We hope to share our experiences with other cities. It’s up to them to pick and choose whatever they need. But we think we have good experiences that are worthy of sharing with others.
China, if it will be as developed as usa, has to build the equivalent of three americas. If they do a bad job, it adversely affects the whole world. If they do a good job, it benefits the whole world
The amount of urbanization yet to be developed in the world is frightening in quantity. China, in the next thirty or forty years, if it will be as developed as USA, has to build three Americas. Meaning, every single building you have in America today, China has to build three of them. Every road you have, they’ll build three of them. India has to build five Americas. Indonesia has to build one America. Among them, that’s already nine Americas. Not to mention Africa and South America. If they do a bad job, it adversely affects the whole world. If they do a good job, it benefits the whole world. That explains why our Centre is more than eager to share the Singapore experience.

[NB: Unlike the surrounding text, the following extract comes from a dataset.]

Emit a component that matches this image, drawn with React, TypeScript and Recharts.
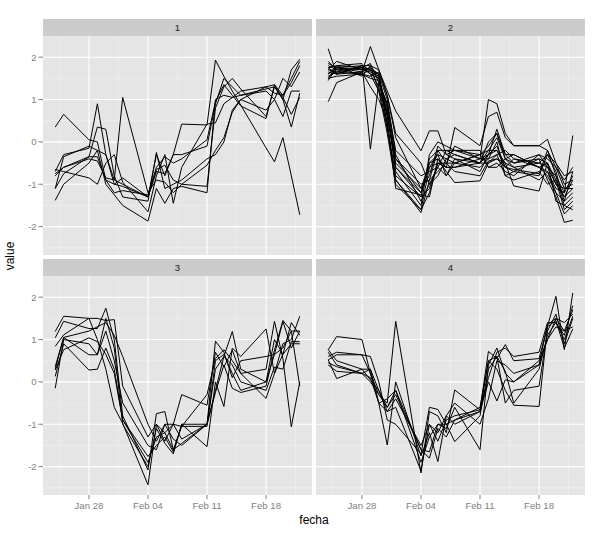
import React from 'react';
import { LineChart, Line, XAxis, YAxis, CartesianGrid } from 'recharts';

// business days in the series
const fechas = [
  '2013-01-24', '2013-01-25', '2013-01-28', '2013-01-29', '2013-01-30', '2013-01-31', '2013-02-01',
  '2013-02-04', '2013-02-05', '2013-02-06', '2013-02-07', '2013-02-08', '2013-02-11', '2013-02-12',
  '2013-02-13', '2013-02-14', '2013-02-15', '2013-02-18', '2013-02-19', '2013-02-20', '2013-02-21',
  '2013-02-22',
];

const xTickFechas = ['2013-01-28', '2013-02-04', '2013-02-11', '2013-02-18'];
const xTickLabels = ['Jan 28', 'Feb 04', 'Feb 11', 'Feb 18'];
const yTicks = [-2, -1, 0, 1, 2];
const yMinor = [-2.5, -1.5, -0.5, 0.5, 1.5, 2.5];

const grupo1 = [
  [0.35, 0.65, 0.05, 0.0, -0.9, -1.2, -1.15, -1.25, -0.6, -0.35, -0.5, -0.4, 0.05, 0.95, 1.35, 1.1, 0.85, 0.55, 1.35, 1.0, 0.35, 1.15],
  [-0.7, -0.3, -0.15, 0.9, -0.3, -1.0, -1.05, -1.3, -0.3, -0.8, -0.3, 0.42, 0.4, 1.93, 1.55, 1.2, 0.87, -0.14, -0.47, 0.1, -0.8, -1.72],
  [-1.1, -0.35, -0.1, -0.2, -0.3, -0.9, 1.05, -1.2, -0.9, -0.95, -1.2, -1.0, -1.05, 0.8, 1.3, 1.5, 1.25, 0.6, 1.3, 1.0, 1.7, 1.95],
  [-1.38, -1.0, -0.5, -0.2, -1.0, -1.25, -1.5, -1.87, -1.1, -1.45, -1.1, -1.05, -1.2, 1.0, 1.1, 1.05, 1.2, 1.3, 1.35, 1.1, 1.4, 1.8],
  [-0.65, -0.7, -0.85, -1.0, -0.5, -0.3, -0.95, -1.65, -0.8, -0.3, -1.45, -0.6, 0.42, 0.45, 0.9, 1.05, 1.1, 1.2, 1.0, 1.5, 1.3, 1.65],
  [-0.8, -0.6, -0.4, -0.45, -0.85, -0.9, -1.0, -1.3, -0.65, -0.55, -0.9, -1.0, -0.55, -0.2, 0.1, 0.7, 1.0, 1.3, 1.15, 1.1, 1.5, 1.9],
  [-0.75, -0.6, -0.35, 0.35, 0.3, -0.8, -1.3, -1.4, -0.25, -1.1, -1.0, -0.9, -0.4, -0.3, 0.0, 0.75, 1.0, 0.75, 1.0, 0.6, 1.2, 1.2],
  [-1.1, -0.75, -0.35, -0.35, -0.9, -1.0, -0.85, -1.3, -0.7, -0.75, -0.3, -0.3, -0.1, 0.9, 1.5, 1.3, 1.1, 1.25, 1.3, 1.05, 0.65, 1.05],
];

const grupo2 = [
  [1.5, 1.8, 1.85, -0.17, 1.4, 0.9, -0.4, -1.2, -0.6, -0.3, -0.4, -0.3, -0.5, 0.0, 0.2, -0.4, -0.3, -0.6, -0.5, -1.0, -1.3, -0.9],
  [0.95, 1.4, 1.65, 2.25, 1.7, 1.2, 0.73, -0.21, 0.26, 0.26, -0.3, -0.2, -0.4, 1.0, 0.9, 0.2, -0.09, -0.09, 0.06, -0.5, -0.8, -0.7],
  [2.2, 1.6, 1.8, 1.7, 1.3, 0.3, -0.9, -1.67, -0.9, -0.2, -0.5, -0.1, -0.4, -0.3, 0.3, -0.3, -0.5, -0.4, -0.9, -1.3, -1.9, -1.85],
  [1.8, 1.7, 1.75, 1.6, 1.5, 0.6, -0.6, -1.2, -0.5, -0.4, -0.6, 0.34, -0.09, 0.6, 0.7, 0.1, -0.09, -0.09, -0.2, -0.8, -1.2, 0.15],
  [1.6, 1.75, 1.7, 1.75, 1.6, 1.0, -0.3, -1.4, -1.0, -0.6, -0.8, -0.5, -0.3, -0.2, -0.2, -0.6, -0.7, -0.8, -0.3, -0.7, -1.4, -1.2],
  [1.7, 1.9, 1.7, 1.65, 1.55, 0.7, -0.5, -1.1, -0.8, -0.1, -0.3, -0.4, -0.5, -0.3, -0.2, -0.5, -0.6, -0.5, -0.6, -1.0, -1.1, -1.1],
  [1.85, 1.75, 1.8, 1.8, 1.2, 0.2, -1.0, -1.6, -1.2, -0.5, -0.6, -0.6, -0.4, -0.4, 0.0, -0.8, -0.9, -0.7, -1.0, -0.9, -1.6, -1.4],
  [1.5, 1.55, 1.6, 1.5, 1.45, 0.4, -0.8, -1.3, -0.4, -0.2, -0.2, -0.2, -0.2, -0.6, -0.5, -0.7, -0.8, -0.3, -0.4, -0.6, -0.9, -0.6],
  [1.75, 1.8, 1.75, 1.85, 1.4, 0.9, -0.2, -0.8, -0.7, -0.6, -0.2, -0.3, -0.5, -0.2, 0.1, -0.4, -0.6, -0.9, -0.7, -1.1, -1.2, -0.8],
  [1.65, 1.6, 1.65, 1.3, 1.0, 0.5, -1.1, -1.25, -1.3, -0.4, -0.7, -0.96, -0.92, -0.5, -0.4, -0.5, -1.04, -1.16, -0.5, -1.4, -1.5, -1.3],
  [1.9, 1.7, 1.6, 1.55, 1.65, 1.1, 0.2, -0.5, -1.0, -0.8, -0.4, -0.5, -0.6, -0.4, -0.3, -0.2, -0.4, -0.5, -0.3, -0.5, -1.0, -0.9],
  [1.55, 1.65, 1.75, 1.7, 1.5, 0.8, -0.7, -1.5, -0.3, 0.0, -0.1, -0.2, -0.3, -0.1, 0.2, -0.3, -0.3, -0.6, -0.7, -1.2, -1.7, -1.5],
  [1.45, 1.75, 1.65, 1.75, 1.55, 0.6, -0.4, -1.0, -0.9, -0.7, -0.5, -0.7, -0.8, -0.45, -0.4, -0.6, -0.65, -0.75, -0.2, -0.6, -1.1, -1.0],
  [1.7, 1.65, 1.6, 1.7, 1.6, 0.4, -0.9, -1.6, -0.6, -0.5, -0.6, -0.6, -0.5, -0.5, -0.3, -0.8, -0.7, -0.4, -0.5, -0.9, -1.3, -1.1],
  [1.6, 1.8, 1.55, 1.8, 1.7, 1.1, 0.1, -1.1, -0.5, -0.3, -0.8, -0.4, -0.7, -0.3, -0.1, -0.6, -0.4, -0.6, -0.8, -1.2, -1.4, -0.7],
  [1.75, 1.6, 1.8, 1.6, 1.2, 0.7, -0.6, -1.3, -1.1, -0.5, -0.5, -0.5, -0.3, -0.6, -0.6, -0.4, -0.5, -0.3, -0.6, -0.8, -1.5, -1.6],
];

const grupo3 = [
  [1.19, 1.55, 1.5, 1.5, 1.45, 1.47, -0.1, -1.3, -1.0, -1.2, -1.0, -1.05, -0.3, 0.55, 0.76, 0.5, 0.2, 0.3, 1.43, 0.55, -1.06, 0.0],
  [1.04, 1.43, 1.26, 1.26, 1.74, 1.0, -0.8, -2.08, -0.75, -0.7, -1.6, -1.45, -1.0, 0.96, 0.7, 0.1, 0.5, 0.6, 0.65, 1.43, 0.8, 1.2],
  [0.84, 1.11, 1.5, 1.0, 0.3, -0.6, -0.98, -2.43, -1.0, -1.4, -1.0, -1.35, -1.0, 0.3, 0.6, 1.19, 0.3, 0.0, 1.0, 0.65, 1.4, 1.1],
  [0.36, 1.05, 0.64, 0.64, 1.5, 0.8, -1.0, -2.0, -1.1, -1.45, -1.7, -1.0, -1.53, 0.0, -0.58, 0.8, 0.6, 1.25, 0.2, 0.9, 1.0, 1.55],
  [0.28, 0.76, 1.04, 0.95, 0.65, 0.2, -0.9, -1.76, -1.5, -1.3, -1.65, -1.0, -1.0, -0.2, 0.6, 0.4, 0.0, -0.2, 0.35, 0.3, 0.95, 0.95],
  [0.13, 0.9, 0.28, 0.3, 0.8, 0.3, -0.9, -1.9, -1.3, -1.2, -1.6, -1.05, -1.05, 0.5, 0.65, 0.2, -0.2, 0.0, 0.65, 0.8, 1.2, -0.1],
  [-0.15, 1.0, 0.9, 0.64, 1.2, 0.5, -0.5, -1.5, -1.6, -1.0, -1.0, -0.3, -0.55, 0.7, 0.35, 0.75, 0.2, -0.39, 0.2, 0.65, 0.9, 0.9],
  [0.3, 1.05, 1.2, 1.3, 1.4, 1.1, 0.6, -1.0, -1.4, -1.0, -1.35, -1.5, -1.0, -0.25, 0.4, -0.15, -0.25, -0.1, 0.75, 1.45, 1.2, 1.2],
];

const grupo4 = [
  [0.76, 1.07, 1.0, 0.2, -0.3, -0.5, 1.43, -2.15, -0.7, -0.8, -1.2, -0.19, -0.66, 0.72, 0.55, 0.88, 0.5, 0.55, 1.31, 2.02, 0.76, 2.1],
  [0.52, 0.64, 0.64, 0.2, -0.5, -1.49, 0.0, -1.75, -1.2, -1.88, -0.8, -1.0, -0.7, 0.5, 0.6, -0.5, -0.2, -0.1, 1.2, 1.6, 0.9, 1.5],
  [0.45, 0.36, 0.2, 0.0, -0.3, -0.6, -0.3, -1.6, -1.65, -1.0, -1.1, -0.6, -1.6, 0.4, 0.8, 0.2, 0.0, 0.5, 1.0, 1.3, 1.2, 1.3],
  [0.52, 0.08, 0.3, 0.05, -0.2, -0.7, -0.6, -2.1, -1.0, -1.2, -0.8, -0.5, -1.0, -0.4, 0.5, 0.4, 0.2, 0.4, 1.35, 1.5, 1.4, 1.6],
  [0.6, 0.7, 0.64, 0.6, 0.0, -0.9, -1.0, -1.7, -0.6, -0.65, -1.0, -1.41, -0.8, 0.3, 0.6, 0.25, -0.5, 0.3, 1.1, 1.4, 1.1, 1.8],
  [0.76, 0.5, 0.3, 0.3, -0.2, -0.6, -0.2, -1.6, -1.8, -1.1, -1.3, -0.9, -0.6, 0.5, 0.3, -0.2, -0.55, -0.58, 1.3, 1.45, 0.8, 1.25],
  [0.4, 0.25, 0.2, 0.1, -0.5, -0.4, -0.2, -1.9, -1.3, -1.0, -1.0, -0.9, -0.7, 0.0, -0.45, 0.05, 0.0, 0.4, 1.0, 1.5, 1.2, 1.7],
  [0.7, 0.4, 0.2, 0.3, -0.5, -0.7, -0.4, -1.5, -1.0, -1.4, -0.9, -0.8, -0.66, 0.1, 0.7, 0.8, 0.6, 0.7, 1.4, 1.4, 1.0, 1.55],
];

const FONT = '"Liberation Sans", Arial, Helvetica, sans-serif';

const dia = (s: string) => Math.round((Date.parse(s) - Date.parse('2013-01-01')) / 86400000) + 1;

const xs = fechas.map(dia);
const pad = (xs[xs.length - 1] - xs[0]) * 0.05;
const xDomain = [xs[0] - pad, xs[xs.length - 1] + pad];
const xTicks = xTickFechas.map(dia);
const xMinor = [xTicks[0] - 3.5, ...xTicks.map((t) => t + 3.5)];
const yDomain = [-2.67, 2.5];

const tickLabel = (v: number) => xTickLabels[xTicks.indexOf(v)] ?? '';

function buildRows(series: number[][]) {
  return xs.map((t, i) => {
    const row: Record<string, number> = { t };
    series.forEach((s, j) => {
      row['s' + j] = s[i];
    });
    return row;
  });
}

const PANEL_W = 269;
const BODY_H = 219;
const STRIP_H = 17;
const Y_AXIS_W = 43;
const X_AXIS_H = 24;

interface PanelProps {
  label: string;
  series: number[][];
  left: number;
  top: number;
  showY: boolean;
  showX: boolean;
}

function Panel({ label, series, left, top, showY, showX }: PanelProps) {
  const rows = buildRows(series);
  const chartLeft = showY ? left - Y_AXIS_W : left;
  const width = showY ? PANEL_W + Y_AXIS_W : PANEL_W;
  const height = showX ? BODY_H + X_AXIS_H : BODY_H;
  return (
    <>
      <div
        style={{
          position: 'absolute',
          left,
          top: top - STRIP_H,
          width: PANEL_W,
          height: STRIP_H,
          background: '#CCCCCC',
          color: '#1A1A1A',
          fontFamily: FONT,
          fontSize: 9.6,
          lineHeight: `${STRIP_H}px`,
          textAlign: 'center',
        }}
      >
        {label}
      </div>
      <div style={{ position: 'absolute', left: chartLeft, top }}>
        <LineChart width={width} height={height} data={rows} margin={{ top: 0, right: 0, bottom: 0, left: 0 }}>
          <CartesianGrid
            fill="#E5E5E5"
            stroke="#F2F2F2"
            strokeWidth={0.6}
            horizontalValues={yMinor}
            verticalValues={xMinor}
          />
          <CartesianGrid stroke="#FFFFFF" strokeWidth={1.1} horizontalValues={yTicks} verticalValues={xTicks} />
          <XAxis
            dataKey="t"
            type="number"
            domain={xDomain}
            allowDataOverflow
            ticks={xTicks}
            interval={0}
            tickFormatter={tickLabel}
            hide={!showX}
            height={X_AXIS_H}
            axisLine={false}
            tickSize={4}
            tickMargin={3}
            tickLine={{ stroke: '#7F7F7F' }}
            tick={{ fill: '#7F7F7F', fontSize: 9.6, fontFamily: FONT }}
          />
          <YAxis
            type="number"
            domain={yDomain}
            allowDataOverflow
            ticks={yTicks}
            interval={0}
            hide={!showY}
            width={Y_AXIS_W}
            axisLine={false}
            tickSize={4.5}
            tickMargin={2}
            tickLine={{ stroke: '#7F7F7F' }}
            tick={{ fill: '#7F7F7F', fontSize: 9.6, fontFamily: FONT }}
          />
          {series.map((_, j) => (
            <Line
              key={j}
              dataKey={'s' + j}
              type="linear"
              stroke="#000000"
              strokeWidth={1}
              dot={false}
              activeDot={false}
              isAnimationActive={false}
            />
          ))}
        </LineChart>
      </div>
    </>
  );
}

export default function App() {
  return (
    <div
      style={{
        position: 'absolute',
        left: 0,
        top: 0,
        width: 604,
        height: 538,
        background: '#FFFFFF',
        fontFamily: FONT,
      }}
    >
      <Panel label="1" series={grupo1} left={43} top={36} showY showX={false} />
      <Panel label="2" series={grupo2} left={316} top={36} showY={false} showX={false} />
      <Panel label="3" series={grupo3} left={43} top={276} showY showX />
      <Panel label="4" series={grupo4} left={316} top={276} showY={false} showX />
      <div
        style={{
          position: 'absolute',
          left: 314,
          top: 520,
          transform: 'translate(-50%, -50%)',
          fontSize: 12,
          color: '#000',
          whiteSpace: 'nowrap',
        }}
      >
        fecha
      </div>
      <div
        style={{
          position: 'absolute',
          left: 10,
          top: 256,
          transform: 'translate(-50%, -50%) rotate(-90deg)',
          fontSize: 12,
          color: '#000',
          whiteSpace: 'nowrap',
        }}
      >
        value
      </div>
    </div>
  );
}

That sounds like a good purpose, and beneficial to the world.
It is meant for a good purpose. You know, because, at my age, I really should be retiring and just going skiing and swimming. Why should I be here in Moscow being interviewed by you? I consciously choose this life. It’s meaningful.
The job of a planner is to find the most effective, simple solutions to a problem. Solutions which are able to meet the very complex needs of the society. It’s a tall order, but I think in Singapore we’ve done it quite well.